:: AVAILABLE DATA
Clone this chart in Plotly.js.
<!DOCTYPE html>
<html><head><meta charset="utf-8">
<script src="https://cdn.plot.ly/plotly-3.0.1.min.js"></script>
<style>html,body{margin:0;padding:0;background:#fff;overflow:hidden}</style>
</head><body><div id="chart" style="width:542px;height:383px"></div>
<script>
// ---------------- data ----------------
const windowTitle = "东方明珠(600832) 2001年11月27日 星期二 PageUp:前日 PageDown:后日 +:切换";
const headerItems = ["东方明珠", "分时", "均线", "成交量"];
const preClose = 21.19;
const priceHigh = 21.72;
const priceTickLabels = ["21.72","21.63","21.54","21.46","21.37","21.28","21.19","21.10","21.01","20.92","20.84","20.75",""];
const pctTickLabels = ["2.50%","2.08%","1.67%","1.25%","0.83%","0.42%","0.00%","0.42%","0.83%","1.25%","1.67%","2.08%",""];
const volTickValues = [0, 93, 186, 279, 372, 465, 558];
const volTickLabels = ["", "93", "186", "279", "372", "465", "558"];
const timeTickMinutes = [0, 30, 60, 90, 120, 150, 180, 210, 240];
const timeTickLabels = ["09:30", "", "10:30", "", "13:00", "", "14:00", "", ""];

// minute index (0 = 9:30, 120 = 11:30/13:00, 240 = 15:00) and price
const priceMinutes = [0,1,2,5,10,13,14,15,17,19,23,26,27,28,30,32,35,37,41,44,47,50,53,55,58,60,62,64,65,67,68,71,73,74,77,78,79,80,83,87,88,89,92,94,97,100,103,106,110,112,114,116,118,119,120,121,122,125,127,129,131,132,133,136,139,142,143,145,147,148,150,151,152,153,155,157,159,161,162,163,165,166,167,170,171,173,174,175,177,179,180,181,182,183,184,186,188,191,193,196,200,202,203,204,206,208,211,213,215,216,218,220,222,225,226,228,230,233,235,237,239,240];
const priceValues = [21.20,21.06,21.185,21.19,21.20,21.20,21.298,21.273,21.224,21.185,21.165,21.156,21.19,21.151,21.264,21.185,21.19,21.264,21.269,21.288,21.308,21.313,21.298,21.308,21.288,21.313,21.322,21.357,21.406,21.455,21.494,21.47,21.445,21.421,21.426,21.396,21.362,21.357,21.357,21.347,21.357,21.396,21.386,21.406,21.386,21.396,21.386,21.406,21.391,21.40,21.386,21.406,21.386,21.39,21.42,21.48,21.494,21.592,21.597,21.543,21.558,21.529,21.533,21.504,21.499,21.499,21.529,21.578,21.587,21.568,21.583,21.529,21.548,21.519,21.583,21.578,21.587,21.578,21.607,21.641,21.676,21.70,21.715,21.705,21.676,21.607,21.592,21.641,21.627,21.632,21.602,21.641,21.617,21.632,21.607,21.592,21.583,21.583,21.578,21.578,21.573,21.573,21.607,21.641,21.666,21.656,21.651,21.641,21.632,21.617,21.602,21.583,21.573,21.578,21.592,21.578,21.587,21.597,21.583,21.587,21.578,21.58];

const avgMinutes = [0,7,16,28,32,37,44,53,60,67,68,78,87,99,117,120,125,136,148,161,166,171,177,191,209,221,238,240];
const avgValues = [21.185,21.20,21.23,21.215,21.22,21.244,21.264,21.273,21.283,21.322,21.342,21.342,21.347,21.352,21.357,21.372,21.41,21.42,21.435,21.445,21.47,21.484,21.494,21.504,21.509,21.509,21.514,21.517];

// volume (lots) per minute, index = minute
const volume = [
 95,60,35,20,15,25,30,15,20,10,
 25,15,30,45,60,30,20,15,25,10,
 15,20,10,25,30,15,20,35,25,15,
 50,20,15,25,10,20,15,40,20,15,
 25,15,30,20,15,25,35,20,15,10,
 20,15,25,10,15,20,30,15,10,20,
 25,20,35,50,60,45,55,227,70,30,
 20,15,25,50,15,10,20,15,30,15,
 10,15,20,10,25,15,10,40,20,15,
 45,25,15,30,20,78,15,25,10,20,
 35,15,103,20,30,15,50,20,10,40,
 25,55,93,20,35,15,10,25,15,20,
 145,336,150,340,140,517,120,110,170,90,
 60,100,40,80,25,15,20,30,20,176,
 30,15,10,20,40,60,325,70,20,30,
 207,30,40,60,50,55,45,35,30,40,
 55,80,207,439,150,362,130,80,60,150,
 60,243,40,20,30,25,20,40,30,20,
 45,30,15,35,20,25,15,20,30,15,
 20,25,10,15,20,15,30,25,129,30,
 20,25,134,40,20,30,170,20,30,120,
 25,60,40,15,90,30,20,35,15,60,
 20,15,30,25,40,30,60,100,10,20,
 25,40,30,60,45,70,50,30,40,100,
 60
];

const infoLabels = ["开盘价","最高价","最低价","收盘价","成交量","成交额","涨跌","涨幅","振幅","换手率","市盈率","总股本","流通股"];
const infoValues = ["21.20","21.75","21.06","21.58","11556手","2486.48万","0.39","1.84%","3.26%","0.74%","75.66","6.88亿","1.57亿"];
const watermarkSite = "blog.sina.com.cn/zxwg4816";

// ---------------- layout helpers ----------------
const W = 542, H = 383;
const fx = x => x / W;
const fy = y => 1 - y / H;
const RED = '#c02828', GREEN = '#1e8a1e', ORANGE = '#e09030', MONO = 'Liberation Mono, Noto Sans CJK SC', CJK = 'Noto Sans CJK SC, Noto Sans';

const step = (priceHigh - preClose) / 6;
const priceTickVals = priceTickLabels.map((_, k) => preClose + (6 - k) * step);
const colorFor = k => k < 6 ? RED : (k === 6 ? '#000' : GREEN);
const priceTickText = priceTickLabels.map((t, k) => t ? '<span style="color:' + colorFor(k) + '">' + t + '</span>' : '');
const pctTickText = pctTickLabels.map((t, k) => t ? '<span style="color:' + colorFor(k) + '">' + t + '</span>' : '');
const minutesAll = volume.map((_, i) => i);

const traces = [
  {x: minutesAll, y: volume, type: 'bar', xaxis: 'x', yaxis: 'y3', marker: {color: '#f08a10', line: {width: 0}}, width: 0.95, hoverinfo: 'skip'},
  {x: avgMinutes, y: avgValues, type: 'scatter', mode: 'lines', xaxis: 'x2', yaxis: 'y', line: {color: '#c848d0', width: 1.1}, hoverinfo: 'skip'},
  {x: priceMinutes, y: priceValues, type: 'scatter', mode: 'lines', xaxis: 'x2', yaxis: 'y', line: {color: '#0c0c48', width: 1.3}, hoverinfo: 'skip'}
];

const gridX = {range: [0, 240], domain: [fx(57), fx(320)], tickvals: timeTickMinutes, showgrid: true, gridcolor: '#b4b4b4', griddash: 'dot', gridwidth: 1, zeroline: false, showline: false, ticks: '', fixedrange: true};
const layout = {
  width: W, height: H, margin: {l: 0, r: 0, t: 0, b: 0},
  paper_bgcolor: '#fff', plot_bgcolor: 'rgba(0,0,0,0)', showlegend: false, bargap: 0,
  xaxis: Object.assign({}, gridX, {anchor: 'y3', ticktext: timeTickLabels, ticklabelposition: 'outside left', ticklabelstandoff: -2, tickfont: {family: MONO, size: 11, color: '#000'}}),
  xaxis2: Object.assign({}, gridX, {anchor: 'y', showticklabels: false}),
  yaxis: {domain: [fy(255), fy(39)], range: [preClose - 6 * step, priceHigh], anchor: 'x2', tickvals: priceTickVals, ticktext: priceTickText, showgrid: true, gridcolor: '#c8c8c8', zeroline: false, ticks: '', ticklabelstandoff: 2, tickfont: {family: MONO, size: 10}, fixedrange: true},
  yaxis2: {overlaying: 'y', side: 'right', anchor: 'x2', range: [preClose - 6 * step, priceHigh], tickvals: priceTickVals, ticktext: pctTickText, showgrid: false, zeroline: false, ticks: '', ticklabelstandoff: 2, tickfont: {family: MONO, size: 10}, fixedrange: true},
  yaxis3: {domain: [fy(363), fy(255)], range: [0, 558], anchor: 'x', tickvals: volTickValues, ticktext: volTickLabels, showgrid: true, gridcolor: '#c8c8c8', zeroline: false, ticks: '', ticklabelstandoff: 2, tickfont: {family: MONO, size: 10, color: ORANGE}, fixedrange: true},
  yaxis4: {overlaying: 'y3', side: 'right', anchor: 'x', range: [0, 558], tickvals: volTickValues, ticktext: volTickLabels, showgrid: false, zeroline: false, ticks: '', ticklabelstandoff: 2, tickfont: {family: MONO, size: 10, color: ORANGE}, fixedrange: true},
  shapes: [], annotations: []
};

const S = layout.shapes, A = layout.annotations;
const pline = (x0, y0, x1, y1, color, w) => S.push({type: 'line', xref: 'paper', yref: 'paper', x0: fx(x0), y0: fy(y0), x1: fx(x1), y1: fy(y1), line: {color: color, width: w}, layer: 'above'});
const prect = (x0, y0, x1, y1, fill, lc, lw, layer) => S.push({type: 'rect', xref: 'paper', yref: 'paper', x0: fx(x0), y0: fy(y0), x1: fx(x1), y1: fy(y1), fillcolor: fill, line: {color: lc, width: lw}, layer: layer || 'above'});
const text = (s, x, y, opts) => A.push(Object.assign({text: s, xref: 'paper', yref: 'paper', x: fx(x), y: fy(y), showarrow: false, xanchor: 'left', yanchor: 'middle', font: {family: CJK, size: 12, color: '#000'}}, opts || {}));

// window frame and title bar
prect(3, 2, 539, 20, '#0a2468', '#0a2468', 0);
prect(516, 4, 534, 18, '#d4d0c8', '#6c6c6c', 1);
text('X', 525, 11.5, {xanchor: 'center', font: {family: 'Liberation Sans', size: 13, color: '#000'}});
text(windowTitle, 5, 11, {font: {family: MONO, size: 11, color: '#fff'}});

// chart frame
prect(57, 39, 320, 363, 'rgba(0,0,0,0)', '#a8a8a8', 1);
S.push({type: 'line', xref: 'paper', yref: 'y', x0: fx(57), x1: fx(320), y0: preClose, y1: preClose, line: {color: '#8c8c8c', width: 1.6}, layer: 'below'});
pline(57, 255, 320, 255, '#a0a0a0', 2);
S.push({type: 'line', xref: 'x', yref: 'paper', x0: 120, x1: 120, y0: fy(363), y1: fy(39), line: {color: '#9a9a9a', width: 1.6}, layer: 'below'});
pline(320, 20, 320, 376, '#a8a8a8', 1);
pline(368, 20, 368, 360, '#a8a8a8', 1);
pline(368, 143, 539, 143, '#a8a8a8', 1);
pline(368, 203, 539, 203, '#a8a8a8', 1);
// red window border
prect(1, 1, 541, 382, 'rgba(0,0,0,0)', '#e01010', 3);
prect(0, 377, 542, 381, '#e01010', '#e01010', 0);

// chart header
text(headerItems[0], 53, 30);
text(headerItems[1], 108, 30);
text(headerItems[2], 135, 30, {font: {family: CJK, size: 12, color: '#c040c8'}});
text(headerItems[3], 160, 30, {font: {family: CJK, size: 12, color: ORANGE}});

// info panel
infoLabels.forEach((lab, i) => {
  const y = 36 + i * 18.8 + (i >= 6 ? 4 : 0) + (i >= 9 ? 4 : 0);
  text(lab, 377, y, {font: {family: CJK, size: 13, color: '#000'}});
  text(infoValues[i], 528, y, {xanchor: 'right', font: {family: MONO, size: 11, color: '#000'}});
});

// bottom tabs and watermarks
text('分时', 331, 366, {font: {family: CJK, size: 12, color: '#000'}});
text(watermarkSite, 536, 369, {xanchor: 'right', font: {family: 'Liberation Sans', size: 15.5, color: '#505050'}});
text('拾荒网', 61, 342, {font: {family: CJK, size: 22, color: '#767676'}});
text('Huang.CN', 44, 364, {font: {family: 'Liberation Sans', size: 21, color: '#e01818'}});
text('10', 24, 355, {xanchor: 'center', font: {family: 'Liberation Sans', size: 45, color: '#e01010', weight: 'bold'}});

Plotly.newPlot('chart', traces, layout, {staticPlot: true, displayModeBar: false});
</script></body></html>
::::
- _EXERCISE_
Pick out the lines above containing the word "chart", then copy them.

- _WORKED SOLUTION_
Clone this chart in Plotly.js.
</head><body><div id="chart" style="width:542px;height:383px"></div>
// chart frame
// chart header
Plotly.newPlot('chart', traces, layout, {staticPlot: true, displayModeBar: false});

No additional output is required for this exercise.